Warning: This story is not for the faint of heart; nor is it for people who care about Great Grand Masti spoilers. Like really? Spoilers for this movie, seriously?

It was a normal July morning in Delhi. Our protagonist woke up to an overcast sky after snoozing the alarm clock 7 times. Little did he know that with his each snooze, he was only delaying the inevitable.

It was less than 24 hours ago, when he, in a bout of bravery and sadomasochism, volunteered to watch Great Grand Masti. Fast-forward to the story at hand, he enters the theatre. Being the first day and first show, he expected more than the 15 odd people present there. But he paid no heed to that. He had a movie to watch.

The movie began badly enough with horrible double entendres and sexual innuendos that only garnished the horrible dish that was the lives of three sexually frustrated Indian men who could not help objectifying anything and everything with breasts. But he kept calm; after all, he had endured the first two instalments of the film franchise.

In fact he recalled having enjoyed the first movie a lot, given that he was only a thirteen year old schoolboy then, which is incidentally also the mental age of Vivek Oberoi, Aftab Shivdasani, Riteish Deshmukh and all the willing audience of the movie.
The fifteen odd people in the theatre kept laughing at all the dreadful penis jokes, as if on a cue. He started getting a little worried. How was this possible? The conspiracy theorist in him immediately informed him of a dystopian universe where humans were conditioned to laugh at toilet humour, homophobic jokes and objectification of women. He promptly dismissed that voice in his head: this would mean that the world is completely messed up and that could not be his reality. He convinced himself of that, though his own arguments were a little shaky. But things were about to get bad.

The director of the movie decided to use some ironic humour for a change. Riteish Deshmukh’s new domestic help turned out to be a bodacious babe with a very revealing cleavage. But the twist came in the form of the bai’s name. Shiney. Yes. Indra Kumar decided to make a joke Bollywood actor Shiney Ahuja, who had reportedly molested his domestic help. Not at all insensitive, right? And yet the 15 odd people around him continued to laugh like they were watching Family Guy.
Our protagonist was legitimately scared now.
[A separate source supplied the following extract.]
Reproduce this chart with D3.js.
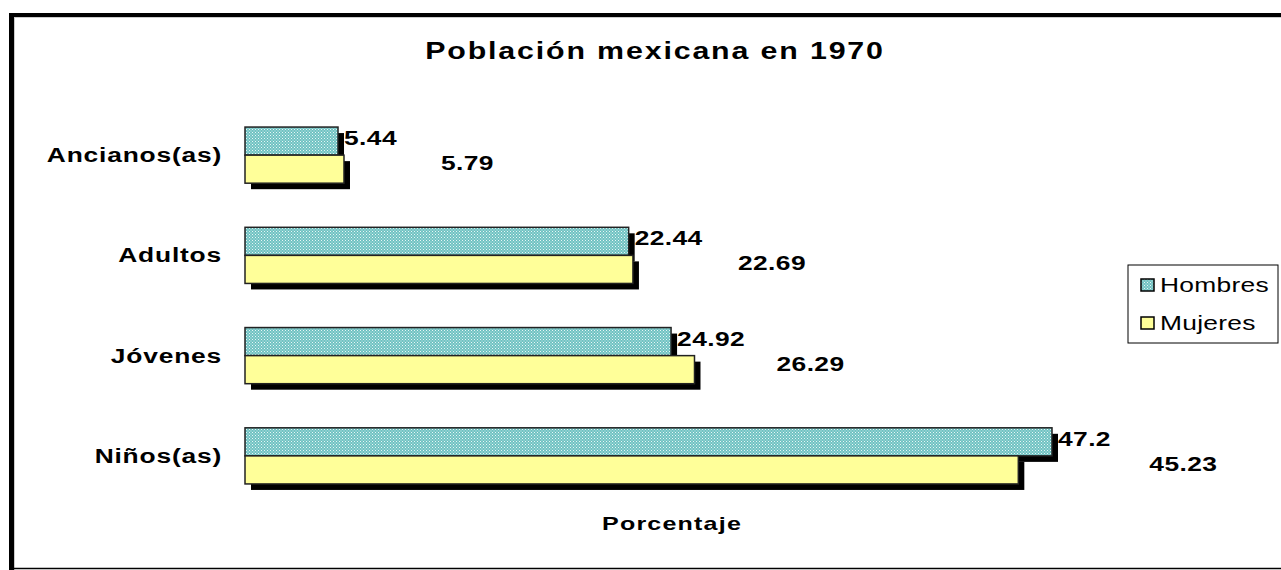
<!DOCTYPE html>
<html lang="es">
<head>
<meta charset="UTF-8">
<title>Población mexicana en 1970</title>
<script src="https://d3js.org/d3.v7.min.js"></script>
<style>
  body { margin: 0; background: #fff; }
  text { font-family: "Liberation Sans", Arial, sans-serif; }
</style>
</head>
<body>
<svg id="chart" width="1281" height="570"></svg>
<script>
// datos
const categorias = ["Ancianos(as)", "Adultos", "Jóvenes", "Niños(as)"];
const hombres = [5.44, 22.44, 24.92, 47.2];
const mujeres = [5.79, 22.69, 26.29, 45.23];
const series = ["Hombres", "Mujeres"];

// desplazamiento de las etiquetas de mujeres (como en el original)
const despMujeres = [97, 105, 82, 131];

const SX = 1.32; // el texto del original esta estirado en horizontal

const svg = d3.select("#chart");

// patron punteado para hombres
const defs = svg.append("defs");
const pat = defs.append("pattern")
  .attr("id", "dots")
  .attr("width", 3).attr("height", 3)
  .attr("patternUnits", "userSpaceOnUse");
pat.append("rect").attr("width", 3).attr("height", 3).attr("fill", "#6fc2c2");
pat.append("rect").attr("width", 1).attr("height", 1).attr("fill", "#e8f6f6");
pat.append("rect").attr("x", 1.5).attr("y", 1.5).attr("width", 1).attr("height", 1).attr("fill", "#d6efef");

const fills = { Hombres: "url(#dots)", Mujeres: "#ffff99" };

// texto estirado
function texto(g, x, y, str, size, weight, anchor, ls) {
  return g.append("text")
    .attr("transform", `translate(${x},${y}) scale(${SX},1)`)
    .attr("text-anchor", anchor || "start")
    .attr("font-size", size)
    .attr("font-weight", weight || "normal")
    .attr("letter-spacing", ls || 0)
    .text(str);
}

// marco
svg.append("line").attr("x1", 9).attr("x2", 1281).attr("y1", 15).attr("y2", 15)
  .attr("stroke", "#000").attr("stroke-width", 4);
svg.append("line").attr("x1", 11.5).attr("x2", 11.5).attr("y1", 13).attr("y2", 570)
  .attr("stroke", "#000").attr("stroke-width", 5);
svg.append("line").attr("x1", 14).attr("x2", 1281).attr("y1", 17.5).attr("y2", 17.5)
  .attr("stroke", "#ccc").attr("stroke-width", 1);
svg.append("line").attr("x1", 14.5).attr("x2", 14.5).attr("y1", 17).attr("y2", 570)
  .attr("stroke", "#ccc").attr("stroke-width", 1);
svg.append("line").attr("x1", 9).attr("x2", 1281).attr("y1", 568.5).attr("y2", 568.5)
  .attr("stroke", "#000").attr("stroke-width", 1.5);

// escalas
const x = d3.scaleLinear().domain([0, 47.2]).range([245, 1052]);
const y = d3.scaleBand().domain(categorias).range([105, 506]).paddingInner(0.44).paddingOuter(0.22);
const ySub = d3.scaleBand().domain(series).range([0, y.bandwidth()]);

const barras = categorias.flatMap((c, i) => [
  { cat: c, i: i, s: "Hombres", v: hombres[i] },
  { cat: c, i: i, s: "Mujeres", v: mujeres[i] }
]);

// sombras
svg.append("g").selectAll("rect").data(barras).join("rect")
  .attr("x", x(0) + 6)
  .attr("y", d => y(d.cat) + ySub(d.s) + 6)
  .attr("width", d => x(d.v) - x(0))
  .attr("height", ySub.bandwidth())
  .attr("fill", "#000");

// barras
svg.append("g").selectAll("rect").data(barras).join("rect")
  .attr("x", x(0))
  .attr("y", d => y(d.cat) + ySub(d.s))
  .attr("width", d => x(d.v) - x(0))
  .attr("height", ySub.bandwidth())
  .attr("fill", d => fills[d.s])
  .attr("stroke", "#222")
  .attr("stroke-width", 1.5);

// etiquetas de valores
const gv = svg.append("g");
barras.forEach(d => {
  const lx = d.s === "Hombres" ? x(d.v) + 6 : x(d.v) + despMujeres[d.i];
  const ly = y(d.cat) + ySub(d.s) + ySub.bandwidth() / 2 + (d.s === "Hombres" ? 4 : 1);
  texto(gv, lx, ly, d.v, 20, "bold", "start", 0.3);
});

// etiquetas de categoria
const gc = svg.append("g");
categorias.forEach(c => {
  texto(gc, 222, y(c) + y.bandwidth() / 2 + 7, c, 20, "bold", "end", 0.6);
});

// titulo
texto(svg, 655, 59, "Población mexicana en 1970", 23, "bold", "middle", 1.4);

// titulo del eje
texto(svg, 672, 530, "Porcentaje", 19, "bold", "middle", 0.9);

// leyenda
const leg = svg.append("g").attr("transform", "translate(1128,265)");
leg.append("rect").attr("width", 150).attr("height", 78)
  .attr("fill", "#fff").attr("stroke", "#000").attr("stroke-width", 1);
series.forEach((s, i) => {
  const it = leg.append("g").attr("transform", `translate(10,${20 + i * 38})`);
  it.append("rect").attr("x", 3).attr("y", -6).attr("width", 13).attr("height", 12)
    .attr("fill", fills[s]).attr("stroke", "#000").attr("stroke-width", 1.5);
  texto(it, 22, 7, s, 20, "normal", "start", 0.2);
});
</script>
</body>
</html>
As the movie progressed on, he shrunk inside his seat not being able to digest the fellatio jokes, the overtly unsubtle lassi innuendos and the stream of laughter that echoed inside the empty theatre. It was as if the ghost of regression was haunting him by possessing the people present there and then they hit the final straw: rape jokes.

It was a bittersweet moment for him because he saw two women walk out of the theatre at that juncture but it did not compensate the fact that the movie not only used rape jokes but also that they were not so much as jokes, but a humorous rape attempt on an elderly woman and also that it was funny to the audience.

When the movie ended, he felt violated. He ran out of the theatre and out of the mall and to his office where his colleagues tried to calm him down with a steaming mug of hot coffee and condolences. He had never felt this shaken after watching a horror movie.

In the end he realized that it was not the movie that scared him. It was a horrible excuse for a comedy that only the likes of Aftab, Riteish and Vivek could make happen. No. It was the whole idea that people found this funny that made him lose all hope in the world. He left soon after. He decided to dedicate his life to Pokémon GO.